The result is a bouquet of design-differentiated products — primarily sarees and kurta sets — made from pure natural fabrics sourced from all over India. The company put together more than 100 craft clusters representing the diverse weaves. These include the Banarasi sarees from Uttar Pradesh, Kanjivaram from Tamil Nadu, Chanderi and Maheshwari from Madhya Pradesh, and Jamdani from West Bengal. The output is a mix of contemporary ethnic wear for women across life stages and occasions — college, office wear, party wear, festivals, and weddings, with bridal sarees being the speciality. The prices range from ₹1,000 to ₹2,00,000.
“The Tata group’s ventures have always been consistent with their approach — they stay the course beyond initial hiccups and eventually scale up the business. This is very much how Titan and Tanishq worked their way from initial struggles to eventually scale and become nationwide brands,” said retail expert Devangshu Dutta, CEO at Third Eyesight.
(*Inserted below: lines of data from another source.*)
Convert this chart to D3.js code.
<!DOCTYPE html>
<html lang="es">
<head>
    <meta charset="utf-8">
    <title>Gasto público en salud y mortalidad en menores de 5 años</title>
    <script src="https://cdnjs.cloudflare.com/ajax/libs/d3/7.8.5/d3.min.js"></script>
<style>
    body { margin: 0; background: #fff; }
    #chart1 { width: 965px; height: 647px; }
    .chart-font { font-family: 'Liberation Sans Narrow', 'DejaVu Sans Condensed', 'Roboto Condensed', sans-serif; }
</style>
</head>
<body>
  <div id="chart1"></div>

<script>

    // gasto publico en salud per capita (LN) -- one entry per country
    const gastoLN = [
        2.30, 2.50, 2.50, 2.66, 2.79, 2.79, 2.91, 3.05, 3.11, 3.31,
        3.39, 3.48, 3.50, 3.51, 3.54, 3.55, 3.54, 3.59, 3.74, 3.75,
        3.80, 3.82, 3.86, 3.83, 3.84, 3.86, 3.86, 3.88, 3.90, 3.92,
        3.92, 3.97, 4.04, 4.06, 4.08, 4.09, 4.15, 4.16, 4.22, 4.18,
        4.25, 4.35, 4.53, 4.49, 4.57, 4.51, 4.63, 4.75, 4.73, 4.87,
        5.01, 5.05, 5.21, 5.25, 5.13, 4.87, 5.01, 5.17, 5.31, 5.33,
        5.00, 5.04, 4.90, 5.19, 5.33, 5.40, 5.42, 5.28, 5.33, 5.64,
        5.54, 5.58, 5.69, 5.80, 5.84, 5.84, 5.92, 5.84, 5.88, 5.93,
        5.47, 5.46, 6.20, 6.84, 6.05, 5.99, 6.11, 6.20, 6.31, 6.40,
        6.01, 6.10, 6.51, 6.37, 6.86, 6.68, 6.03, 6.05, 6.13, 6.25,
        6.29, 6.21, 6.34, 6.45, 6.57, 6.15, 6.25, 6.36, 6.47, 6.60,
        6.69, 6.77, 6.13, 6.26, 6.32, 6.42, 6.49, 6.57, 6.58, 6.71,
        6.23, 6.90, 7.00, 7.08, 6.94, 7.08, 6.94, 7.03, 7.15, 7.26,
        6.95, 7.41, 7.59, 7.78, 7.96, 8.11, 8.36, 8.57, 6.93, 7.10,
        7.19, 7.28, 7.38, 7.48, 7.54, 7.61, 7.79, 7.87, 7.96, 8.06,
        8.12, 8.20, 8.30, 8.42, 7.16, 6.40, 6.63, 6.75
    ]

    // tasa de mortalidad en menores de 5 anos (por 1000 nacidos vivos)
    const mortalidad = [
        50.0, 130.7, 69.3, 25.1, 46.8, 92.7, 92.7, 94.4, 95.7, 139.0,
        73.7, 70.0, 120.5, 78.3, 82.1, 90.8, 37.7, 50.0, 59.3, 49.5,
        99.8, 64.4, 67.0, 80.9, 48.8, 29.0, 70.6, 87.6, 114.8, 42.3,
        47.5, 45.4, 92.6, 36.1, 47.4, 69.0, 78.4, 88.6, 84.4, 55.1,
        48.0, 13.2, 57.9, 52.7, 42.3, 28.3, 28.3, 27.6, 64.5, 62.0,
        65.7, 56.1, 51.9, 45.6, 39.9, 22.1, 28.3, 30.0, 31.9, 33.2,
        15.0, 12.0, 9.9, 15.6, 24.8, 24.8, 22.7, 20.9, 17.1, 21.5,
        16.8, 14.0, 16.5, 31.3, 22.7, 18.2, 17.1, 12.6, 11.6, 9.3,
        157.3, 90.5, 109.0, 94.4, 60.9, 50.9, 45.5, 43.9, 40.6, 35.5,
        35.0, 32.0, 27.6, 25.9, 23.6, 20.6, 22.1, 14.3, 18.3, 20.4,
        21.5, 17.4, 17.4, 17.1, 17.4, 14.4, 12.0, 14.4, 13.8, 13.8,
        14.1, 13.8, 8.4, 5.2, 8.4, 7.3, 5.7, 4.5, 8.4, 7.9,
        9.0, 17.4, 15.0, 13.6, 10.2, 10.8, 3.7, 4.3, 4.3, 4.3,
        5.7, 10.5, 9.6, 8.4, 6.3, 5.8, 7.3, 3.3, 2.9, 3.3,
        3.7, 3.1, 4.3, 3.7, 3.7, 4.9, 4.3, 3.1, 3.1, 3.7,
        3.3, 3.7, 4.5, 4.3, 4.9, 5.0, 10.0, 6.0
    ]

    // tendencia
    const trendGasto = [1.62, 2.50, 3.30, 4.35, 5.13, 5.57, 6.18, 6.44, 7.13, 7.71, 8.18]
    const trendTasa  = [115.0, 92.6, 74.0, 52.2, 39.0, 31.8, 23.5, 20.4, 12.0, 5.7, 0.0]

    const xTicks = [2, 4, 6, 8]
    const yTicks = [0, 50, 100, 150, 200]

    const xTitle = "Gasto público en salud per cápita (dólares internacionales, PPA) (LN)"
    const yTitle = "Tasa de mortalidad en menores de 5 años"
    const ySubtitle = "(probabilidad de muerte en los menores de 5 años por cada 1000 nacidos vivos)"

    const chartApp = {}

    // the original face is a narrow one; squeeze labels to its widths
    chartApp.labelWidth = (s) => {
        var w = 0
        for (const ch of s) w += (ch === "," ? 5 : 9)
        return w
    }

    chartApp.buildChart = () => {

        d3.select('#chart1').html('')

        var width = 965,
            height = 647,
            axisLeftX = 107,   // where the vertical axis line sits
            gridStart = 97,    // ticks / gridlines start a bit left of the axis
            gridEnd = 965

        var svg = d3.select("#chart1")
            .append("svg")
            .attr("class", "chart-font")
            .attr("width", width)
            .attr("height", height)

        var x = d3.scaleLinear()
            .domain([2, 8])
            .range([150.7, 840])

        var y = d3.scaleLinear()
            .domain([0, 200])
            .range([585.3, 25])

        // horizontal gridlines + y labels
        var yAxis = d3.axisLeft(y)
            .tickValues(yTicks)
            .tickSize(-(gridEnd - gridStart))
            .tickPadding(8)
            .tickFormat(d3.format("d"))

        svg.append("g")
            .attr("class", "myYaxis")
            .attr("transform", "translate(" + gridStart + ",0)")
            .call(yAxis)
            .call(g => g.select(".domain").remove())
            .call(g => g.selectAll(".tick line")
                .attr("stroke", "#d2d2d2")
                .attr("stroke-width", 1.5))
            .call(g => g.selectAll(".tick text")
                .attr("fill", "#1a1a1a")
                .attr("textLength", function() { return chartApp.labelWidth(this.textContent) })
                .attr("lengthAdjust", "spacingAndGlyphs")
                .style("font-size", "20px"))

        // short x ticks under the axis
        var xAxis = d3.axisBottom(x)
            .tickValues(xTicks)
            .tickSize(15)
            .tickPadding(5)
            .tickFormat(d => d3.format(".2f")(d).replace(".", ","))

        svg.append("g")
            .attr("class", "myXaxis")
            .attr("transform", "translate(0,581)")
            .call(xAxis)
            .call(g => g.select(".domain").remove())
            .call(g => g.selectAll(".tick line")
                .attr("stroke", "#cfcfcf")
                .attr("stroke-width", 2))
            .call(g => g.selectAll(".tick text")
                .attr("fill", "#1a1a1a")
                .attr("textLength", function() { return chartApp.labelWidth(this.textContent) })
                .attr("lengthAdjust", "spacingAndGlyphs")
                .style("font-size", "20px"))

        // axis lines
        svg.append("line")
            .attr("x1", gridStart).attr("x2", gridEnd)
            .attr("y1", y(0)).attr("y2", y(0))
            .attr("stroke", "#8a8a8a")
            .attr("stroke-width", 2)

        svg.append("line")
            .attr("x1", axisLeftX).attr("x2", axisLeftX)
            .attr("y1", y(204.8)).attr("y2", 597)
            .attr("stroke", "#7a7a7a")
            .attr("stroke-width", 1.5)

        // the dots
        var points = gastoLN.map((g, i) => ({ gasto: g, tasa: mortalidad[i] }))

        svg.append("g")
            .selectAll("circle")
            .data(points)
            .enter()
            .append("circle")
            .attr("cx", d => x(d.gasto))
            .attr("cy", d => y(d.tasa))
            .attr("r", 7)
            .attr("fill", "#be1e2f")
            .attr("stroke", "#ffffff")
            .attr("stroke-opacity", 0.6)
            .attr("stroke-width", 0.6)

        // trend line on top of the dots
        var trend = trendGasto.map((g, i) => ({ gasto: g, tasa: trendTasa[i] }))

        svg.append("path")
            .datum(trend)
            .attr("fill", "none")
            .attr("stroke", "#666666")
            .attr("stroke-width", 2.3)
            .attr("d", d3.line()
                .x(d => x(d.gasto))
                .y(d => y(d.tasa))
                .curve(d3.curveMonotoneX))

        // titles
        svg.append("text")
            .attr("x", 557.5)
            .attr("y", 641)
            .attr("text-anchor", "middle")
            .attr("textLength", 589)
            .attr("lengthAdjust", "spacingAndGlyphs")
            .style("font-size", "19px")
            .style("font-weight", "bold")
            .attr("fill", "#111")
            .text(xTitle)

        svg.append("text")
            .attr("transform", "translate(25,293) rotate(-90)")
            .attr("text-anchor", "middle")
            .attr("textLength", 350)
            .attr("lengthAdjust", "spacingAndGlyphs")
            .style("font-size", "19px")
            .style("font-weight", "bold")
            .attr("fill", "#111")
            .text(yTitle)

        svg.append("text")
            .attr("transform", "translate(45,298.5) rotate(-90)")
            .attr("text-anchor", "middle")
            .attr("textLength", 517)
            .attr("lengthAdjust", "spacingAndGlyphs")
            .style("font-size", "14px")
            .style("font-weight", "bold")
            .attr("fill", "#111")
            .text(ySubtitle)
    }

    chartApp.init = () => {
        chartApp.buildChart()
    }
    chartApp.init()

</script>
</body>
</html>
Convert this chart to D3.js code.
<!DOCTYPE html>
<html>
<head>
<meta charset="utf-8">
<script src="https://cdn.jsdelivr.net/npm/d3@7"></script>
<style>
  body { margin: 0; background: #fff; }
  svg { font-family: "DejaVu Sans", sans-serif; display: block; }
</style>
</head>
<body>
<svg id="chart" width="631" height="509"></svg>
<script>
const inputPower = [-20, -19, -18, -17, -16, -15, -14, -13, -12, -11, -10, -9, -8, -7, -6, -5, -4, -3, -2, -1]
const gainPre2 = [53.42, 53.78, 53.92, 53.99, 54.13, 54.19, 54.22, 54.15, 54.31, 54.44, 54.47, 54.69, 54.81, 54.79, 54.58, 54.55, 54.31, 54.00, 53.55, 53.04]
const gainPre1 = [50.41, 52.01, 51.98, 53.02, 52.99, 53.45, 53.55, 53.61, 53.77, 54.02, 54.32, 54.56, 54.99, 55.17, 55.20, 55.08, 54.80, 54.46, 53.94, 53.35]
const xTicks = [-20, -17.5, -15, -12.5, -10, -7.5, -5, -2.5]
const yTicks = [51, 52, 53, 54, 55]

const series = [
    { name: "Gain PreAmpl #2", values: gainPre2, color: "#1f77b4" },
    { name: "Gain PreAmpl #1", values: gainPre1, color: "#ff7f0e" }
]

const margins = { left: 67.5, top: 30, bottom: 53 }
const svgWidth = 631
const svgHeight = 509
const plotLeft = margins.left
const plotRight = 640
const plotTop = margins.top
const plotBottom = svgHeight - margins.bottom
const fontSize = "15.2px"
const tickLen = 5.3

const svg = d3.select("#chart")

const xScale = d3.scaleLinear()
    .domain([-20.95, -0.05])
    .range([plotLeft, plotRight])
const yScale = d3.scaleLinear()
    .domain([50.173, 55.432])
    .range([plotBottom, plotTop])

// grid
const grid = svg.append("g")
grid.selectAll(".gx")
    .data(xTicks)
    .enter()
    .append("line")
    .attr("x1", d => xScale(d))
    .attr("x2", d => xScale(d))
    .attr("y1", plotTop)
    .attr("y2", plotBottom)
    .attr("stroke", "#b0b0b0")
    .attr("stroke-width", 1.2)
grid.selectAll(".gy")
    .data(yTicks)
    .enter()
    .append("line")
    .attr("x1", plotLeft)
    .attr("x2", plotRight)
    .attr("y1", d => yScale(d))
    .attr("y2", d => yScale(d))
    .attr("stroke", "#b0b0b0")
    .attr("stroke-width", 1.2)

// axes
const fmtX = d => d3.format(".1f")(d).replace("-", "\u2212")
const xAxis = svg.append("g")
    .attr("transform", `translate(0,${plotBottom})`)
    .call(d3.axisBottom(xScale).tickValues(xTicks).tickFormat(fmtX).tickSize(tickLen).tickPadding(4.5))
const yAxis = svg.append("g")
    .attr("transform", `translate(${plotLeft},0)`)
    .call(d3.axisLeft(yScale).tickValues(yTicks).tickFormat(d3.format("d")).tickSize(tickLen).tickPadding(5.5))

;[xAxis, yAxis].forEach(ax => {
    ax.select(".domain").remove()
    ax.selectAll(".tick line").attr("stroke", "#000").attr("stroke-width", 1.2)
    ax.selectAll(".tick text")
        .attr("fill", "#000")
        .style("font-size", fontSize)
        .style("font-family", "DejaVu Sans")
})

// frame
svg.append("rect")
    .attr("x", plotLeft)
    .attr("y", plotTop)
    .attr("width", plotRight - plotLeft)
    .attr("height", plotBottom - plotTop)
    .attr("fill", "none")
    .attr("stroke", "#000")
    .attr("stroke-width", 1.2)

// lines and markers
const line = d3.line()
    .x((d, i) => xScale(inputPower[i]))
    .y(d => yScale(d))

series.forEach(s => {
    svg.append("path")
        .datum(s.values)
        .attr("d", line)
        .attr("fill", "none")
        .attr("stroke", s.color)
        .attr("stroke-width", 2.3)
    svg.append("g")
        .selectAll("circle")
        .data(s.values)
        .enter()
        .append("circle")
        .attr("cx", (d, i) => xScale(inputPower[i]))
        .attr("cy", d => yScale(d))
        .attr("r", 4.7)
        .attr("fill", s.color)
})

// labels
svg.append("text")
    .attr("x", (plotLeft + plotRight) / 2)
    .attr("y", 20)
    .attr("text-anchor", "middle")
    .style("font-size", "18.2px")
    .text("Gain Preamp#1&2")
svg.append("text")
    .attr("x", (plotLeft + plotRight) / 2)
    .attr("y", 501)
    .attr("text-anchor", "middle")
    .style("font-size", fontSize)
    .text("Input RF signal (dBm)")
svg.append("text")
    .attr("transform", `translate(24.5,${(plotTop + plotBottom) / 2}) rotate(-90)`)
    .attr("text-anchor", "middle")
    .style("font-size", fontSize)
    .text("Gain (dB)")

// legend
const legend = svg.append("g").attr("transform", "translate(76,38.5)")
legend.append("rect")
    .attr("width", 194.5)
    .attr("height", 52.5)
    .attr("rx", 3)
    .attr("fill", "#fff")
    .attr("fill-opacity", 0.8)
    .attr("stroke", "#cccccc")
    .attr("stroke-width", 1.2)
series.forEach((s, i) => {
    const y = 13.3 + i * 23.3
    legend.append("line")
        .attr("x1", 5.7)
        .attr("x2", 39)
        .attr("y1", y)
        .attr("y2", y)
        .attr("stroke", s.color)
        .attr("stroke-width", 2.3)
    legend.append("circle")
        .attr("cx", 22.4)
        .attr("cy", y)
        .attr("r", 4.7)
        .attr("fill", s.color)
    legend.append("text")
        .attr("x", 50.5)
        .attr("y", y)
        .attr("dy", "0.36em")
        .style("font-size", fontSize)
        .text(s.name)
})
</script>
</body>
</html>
To say that Taneira has had initial hiccups would be an understatement. Three years after its launch, the Covid-induced lockdowns and restrictions brought the entire retail sector down to its knees.
Baptism by Covid
“Pandemic restrictions and high Covid-19 anxiety among the people kept socialising and weddings at a very low level of activity over the past couple of years. For Taneira, being a nascent brand with a yet-to-be-established customer base, the operating environment has been particularly tough,” Titan Company said in its FY22 annual report.
Taneira used this time to realign its strategy of connecting with customers. Thus, during 2021-22, which braved the second Covid wave in its first quarter — the dreadful Delta — and saw the third wave creep into its fourth quarter, sales at Titan’s Indian dress wear division grew by 55 per cent.
Narayan, the CEO, attributes this growth to initiatives that included staying close to the customer through e-commerce. “We really drove e-commerce out and reached out to our customers through video calling and try-at-home activities,” he said.
As consumer sentiment started to improve, Taneira already had two collections ready — wedding weave and the summer collection — which boosted sales. During 2021-22, it also increased its store count to 20 by adding six more. During the fourth quarter, Taneira sales rose 4 per cent.
Today, there are 27 Taneira stores in 11 cities across India. It plans to expand to Tier 1 and Tier 2 cities in the first phase and then to Tier 3 in the second phase of its store expansion.
However, Vishal Gutka, vice-president of research (consumer and retail sector) at Phillip Capital, said: “Taneira follows the same principle Titan used for Tanishq, where it entered an unorganised category and expanded it. But it is still early days to gauge how Taneira will pan out. Also, the company needs to give more clarity on the unit economics of each store.”
Weaving an expansion plan Titan’s annual report talks of a robust expansion plan for Taneira this financial year: “We plan to grow at an exponential rate and make our store count around 60 by the end of the current fiscal year and open overseas stores in markets having an Indian diaspora such as the US.” It adds that Taneira will become a more significant contributor to the overall revenue of Titan in the medium term.
At the heart of this grand ambition lies the humble weaver. Taneira now has close to 1,200 dedicated looms and has a programme called Weaver Shala to support them with technical expertise and in modernising their facilities. It has introduced frame looms along with basic workspace facilities for the weavers in collaboration with the localised weaver-led organisations.
The brand has closely worked with the weavers in Varanasi, Uttar Pradesh, and Champa, Chhattisgarh, and aims to take Weaver Shala to other parts of the country.
Taneira leverages Tanishq’s brand strength; mannequins at Tanishq stores, for instance, are dressed in Taneira sarees.
However, Narayan said Taneira and Tanishq will not be sold under the same roof because Titan wants to establish Taneira as a distinct brand in its own right.